La Bohème ha bisogno dell'orchestra per essere il capolavoro che è

Mario Leone

Grande è il compito del giovane direttore Daniele Rustioni che sino al nove agosto è chiamato a dirigere alle Terme di Caracalla, con il Coro e l’Orchestra del Teatro dell’Opera di Roma (che alla prima di lunedì ha scioperato costringendo la compagnia ad andare in scena con il solo accompagnamento del pianoforte).
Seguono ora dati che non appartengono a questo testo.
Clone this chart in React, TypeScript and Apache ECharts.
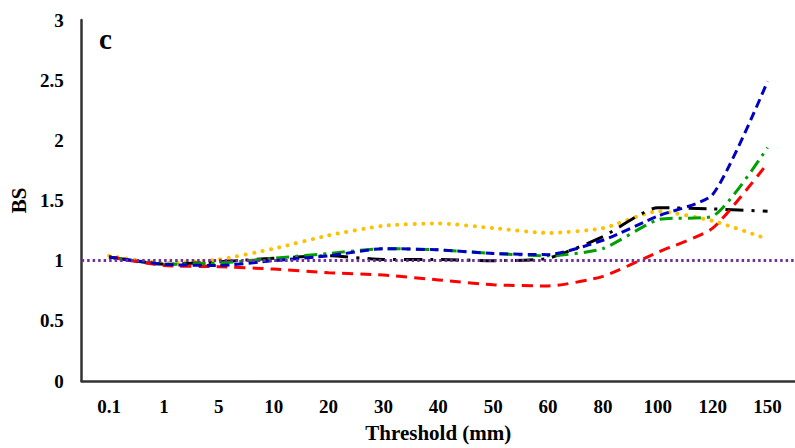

Roma. Vigilia di Natale. Cade la neve su Parigi. Le vetrate di una soffitta nei pressi di Notre Dame si aprono sul cielo bigio per il fumo dei camini che a tratti oscura la vista della Senna e dei viali. In quella soffitta, luogo reale e simbolico, si consuma il dramma di Mimì, giovane e umile ricamatrice di fiori, e svanisce la speranza di un amore eterno con Rodolfo. “Ho tante cose che ti voglio dire o una sola, grande come il mare, come il mare profonda ed infinita, sei il mio amor e tutta la mia vita!”. Sono le parole struggenti che gli rivolge Mimì morente.

 

Henri Murger, autore del romanzo “Scènes de la vie de bohème” (cui l’opera pucciniana s’ispira) descrive un mondo di giovani spensierati (oltre a Mimì e Rodolfo, i loro amici Musetta, Marcello, Schaunard e Colline) nel pieno di quella “età d’inganni ed utopie” dove “si crede, si spera e tutto bello appare”. Mimì viene dalla vita concreta, Rodolfo invece è uno scrittore in erba con grandi sogni e poco talento. Personaggi a prima vista mediocri sono inseriti in una cornice musicale di grazia e profondità riservate in passato ai personaggi risorgimentali delle opere verdiane. L’assoluta novità che Puccini introduce è elevare al rango di eroi, con la musica, due figure di tutt’altro spessore. Nella Bohème suoni e drammaturgia si compenetrano. Un’attenzione quasi cinematografica fa corrispondere alla musica ogni minimo gesto scenico: una partitura prettamente verista nella quale il rischio per gli interpreti è lasciarsi andare a languide scelte interpretative o a gesti che provocano l’applauso. Sia a livello agogico che didascalico Puccini è esigente. Quasi regista di se stesso, egli scrive tutto quello che desidera in un lavoro che appare, negli intrecci tematici e nelle dissonanze, già novecentesco. Anche la parola sembra prendersi la sua rivincita, riequilibrando le proporzioni verso quel vagheggiato “recitar cantando” ch’era stato la chimera degli albori dell’opera in musica: nei primi minuti di Mimì ci si trova di fronte a dialoghi sciorinati con la stessa naturalezza e libertà formale del teatro di prosa ma caricati di un’intonazione canora che introduce un valore quasi paralinguistico.

 

Grande è perciò il compito del giovane direttore Daniele Rustioni che sino al nove agosto è chiamato a dirigere alle Terme di Caracalla, con il Coro e l’Orchestra del Teatro dell’Opera di Roma (che alla prima di lunedì ha scioperato costringendo la compagnia ad andare in scena con il solo accompagnamento del pianoforte), una partitura tenuta a battesimo dal ventinovenne Toscanini e ritenuta di notevole difficoltà da Von Karajan e Bernstein. La Bohème è certo un’opera nella quale l’orchestra è determinante come non mai. Essa conduce il discorso, per quanto frammentario, continuamente interrotto e ripreso, lanciato a velocità vertiginose o rallentato fino a bloccarsi in silenzi interlocutori senza riferimenti formali preordinati. Quello che ne scaturisce è un capolavoro senza tempo che però a lungo ha raccolto aspre accuse da una critica che imputava al Compositore mancanza di respiro culturale e morale e una certa chiusura provinciale.

 

Emblematiche in questo senso le parole di Carlo Bersezio sul quotidiano la Stampa dopo la première il primo febbraio 1896 al Teatro Regio di Torino: “La Bohème come non lascia impressione nell’animo degli uditori, non lascerà grande traccia nella storia del nostro teatro lirico, e sarà bene, se l’autore, considerandola come l’errore di un momento, proseguirà la strada buona e si persuaderà che questo è stato un breve traviamento del cammino dell’arte”. Un giudizio smentito negli anni non solo dal pubblico e dal numero di repliche della Bohème in tutto il mondo, ma anche dalla stima di Igor Stravinsky. La prima parte di Pétrouchka riprende la fragorosa musicalità della “fanfara delle tre trombe”, motivo portante l’intero secondo quadro di Bohème. E se questo non bastasse, il compositore russo poi dirà, a voler dissolvere ogni dubbio residuo: “Più invecchio, più mi convinco che la Bohème è un capolavoro e che adoro Puccini, il quale mi sembra sempre più bello”.